After his long years on his island with no settlement closer than Marietta, Blennerhassett evidently relished the cultivated society that the capital of the Commonwealth of Virginia provided. He experienced great delight in the piano performance of a talented young Frenchman. It lasted two hours and introduced Blennerhassett to the most recent compositions of Haydn who, at the age of 75 years, was still producing his melodious music. At another meeting of the Harmonic Society he enjoyed the company of Mrs. Wickham and of Mrs. Chevallié. It did not quite compensate for the separation from his wife, but the Blennerhassetts were not entirely out of touch. “I had this morning,” he exulted, “a long double letter from my adored wife. Its red seal was as welcome to my eyes as the evening star to the mariner.”
However, these delightful diversions could not entirely erase the fact that the Messrs. Burr and Blennerhassett were in Richmond for other than social affairs. On September 9 the petty jury to hear the case of misdemeanor against the Colonel was sworn in and the trial of witnesses commenced. The trial was less than a week old when the same obstacle presented itself that had halted proceedings in the treason trial. Defense counsel again objected to what they regarded as quantities of irrelevant matter in the testimony.
After the issue had been debated at length the Chief Justice again issued one of his long and learned opinions sustaining the defense’s objection. The testimony, he ruled, must include only that which showed the expedition to have been military in nature and designed against the dominions of Spain. He ruled further that the testimony must deal only with the acts charged in the indictment and which were alleged to have occurred within the jurisdiction of the Court.
Again the District Attorney confessed he had presented all the testimony answering the description of that which the Chief Justice had ruled to be admissible.

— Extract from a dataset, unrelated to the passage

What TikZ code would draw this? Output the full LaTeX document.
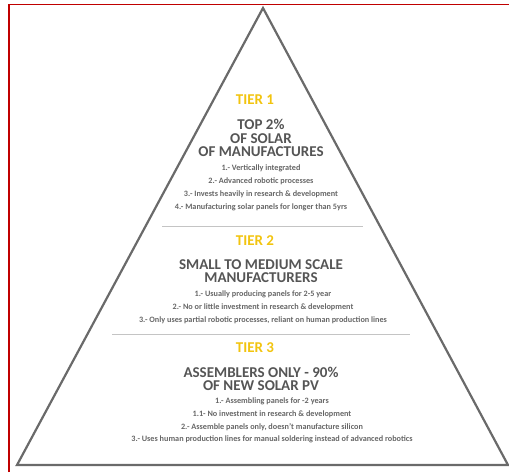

So, like the treason trial, that on the misdemeanor charge came to an abrupt conclusion. It took the jury not more than half an hour to find Aaron Burr not guilty of a high misdemeanor. Again, as in the treason trial, on hearing the verdict Mr. Hay entered a nolle prosequi in the cases of Blennerhassett and the other accused men.
The defeat of the Government was now well nigh complete. The gallant Wilkinson, observing the proceedings in Richmond, wrote a letter of condolence to his chief.
“The disgraceful and dishonorable scenes which have been passing in review here are drawing to a close,” he lamented. “Burr has just been acquitted on the trial for misdemeanor and now a motion will be made for his transmittal to Kentucky, which will go off the same way. The chief [Marshall] has stepped in too deep to retreat, and indeed, his enterprise and hardihood almost justify the suspicion that he has been a party to the conspiracy.” Wilkinson spoke of reforming the Federal courts and getting rid of a “corrupt judge.”